Angst vorm bösen Wolf
Von Ralf WurzbacherDie Welle rollt – mit Wucht und durch die ganze Republik. Mit dem Ende der Friedenspflicht um null Uhr eins am Dienstag sind im laufenden Tarifstreit der Metall- und Elektroindustrie die ersten Arbeitskampfmaßnahmen angelaufen. Nicht lange gefackelt haben die Werktätigen von Thyssen-Krupp Rasselstein im rheinland-pfälzischen Andernach. Das Unternehmen produziert Verpackungsstahl im Auftrag seiner Essener Konzernmutter. Punkt Mitternacht traten die Beschäftigten in einen Warnstreik. In den Stunden danach folgten allein in Rheinland-Pfalz Angehörige von 13 Betrieben dem Aufruf der Industriegewerkschaft Metall (IGM), die Arbeit ruhen zu lassen, darunter von Opel in Kaiserslautern und des Aluminiumherstellers Novelis in Koblenz.
Die IGM verlangt sieben Prozent mehr Lohn und Gehalt für die bundesweit rund 3,9 Millionen Beschäftigten sowie einen »Attraktivitätsturbo« zur Nachwuchsgewinnung durch 170 Euro mehr Ausbildungsvergütung. Die Gegenseite bot zuletzt eine Erhöhung der Entgelte in zwei Schritten um 1,7 Prozent im Juli 2025 und weitere 1,9 Prozent ein Jahr später. Das alles bei einer Laufzeit von 27 Monaten. »Zu spät, zu lang, zu wenig«, findet die Gewerkschaft und geht in den Angriffsmodus über.

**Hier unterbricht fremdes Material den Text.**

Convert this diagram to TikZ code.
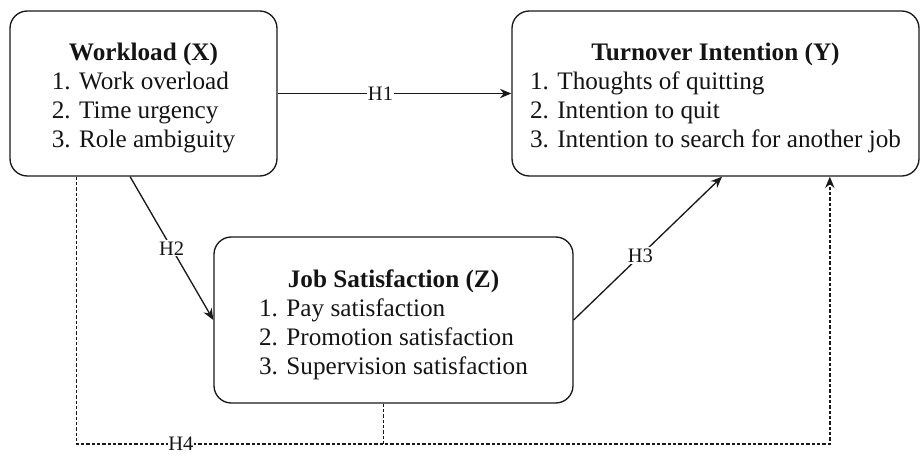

»Das magere Angebot der Arbeitgeber verkennt den Ernst der Lage«, erklärte am Dienstag die Erste IGM-Vorsitzende, Christiane Benner, in einer Medienmitteilung. Es brauche »Bewegung nach vorn«, auch für junge Menschen. »Wir wollen Zukunft statt Zurückhaltung«, erklärte sie weiter.
Immerhin, der Auftakt zum Kampf kann sich sehen lassen, praktisch im gesamten Bundesgebiet geriet am Dienstag die Produktion ins Stocken. Im niedersächsischen Hildesheim wurden gleich mehrere Betriebe bestreikt, darunter die Jensen GmbH, KSM Castings Group, Robert Bosch und Waggonbau Graaff, in Hannover war ZF CV Systems betroffen. In Schleswig-Holstein haben sich laut einer IGM-Mitteilung 1.850 Arbeiter in Dutzenden Betrieben an den Ausständen beteiligt. In der Landeshauptstadt Kiel waren nach Polizeiangaben am Morgen rund 2.000 Menschen zu einer zentralen Protestkundgebung auf dem Matrosenplatz zusammengekommen. Aktionen gab es außerdem in Thüringen, in Hessen, in Baden-Württemberg und Nordrhein-Westfalen sowie Bayern.
Zusätzliche Brisanz gewinnt die Auseinandersetzung durch die drohenden Werksschließungen samt Massenentlassungen und Lohnklau bei Volkswagen. Am Montag hatte der Konzernbetriebsrat die Belegschaft über entsprechende Planspiele des Managements informiert (jW berichtete). Von den westdeutschen Produktionsstandorten des größten deutschen Autoherstellers fallen sechs nicht unter den Flächentarifvertrag, und auch die drei Standorte in Sachsen sollen bis 2027 dem Haustarif unterliegen. Allerdings laufen derzeit auch bei VW Tarifverhandlungen. Sollte sich das Kahlschlagsszenario bewahrheiten, dürfte es nach Auslaufen der Friedenspflicht Ende November ziemlich hoch hergehen vor den Werkstoren – zumal dann, wenn sich alle Metaller mit den durch die Wolfsburger Cheftage Gebeutelten solidarisieren.
Einen Vorgeschmack darauf gab es am Dienstag bei VW Osnabrück (ohne Haustarif), wo sich 250 Werktätige schon während der Nacht zu einer Demonstration zusammenschlossen. Die Anlage mit rund 2.500 Beschäftigten gilt als hoch gefährdet und steht mit ihrer aktuell geringen Auslastung ganz oben auf der Streichliste der Konzernlenker. Ein starkes Zeichen setzten die Beschäftigten auch bei BMW in Regensburg. Nach Auskunft der örtlichen IGM »ging nichts mehr«, und kein Auto lief vom Band. Auch für den Mittwoch hat die Gewerkschaft eine Vielzahl an Arbeitskampfmaßnahmen überall im Land angekündigt. Derweil gingen am Dienstag die Tarifgebiete Küste und Niedersachsen in die dritte Verhandlungsrunde. Die übrigen Gebiete folgen nach und nach bis zum 5. November.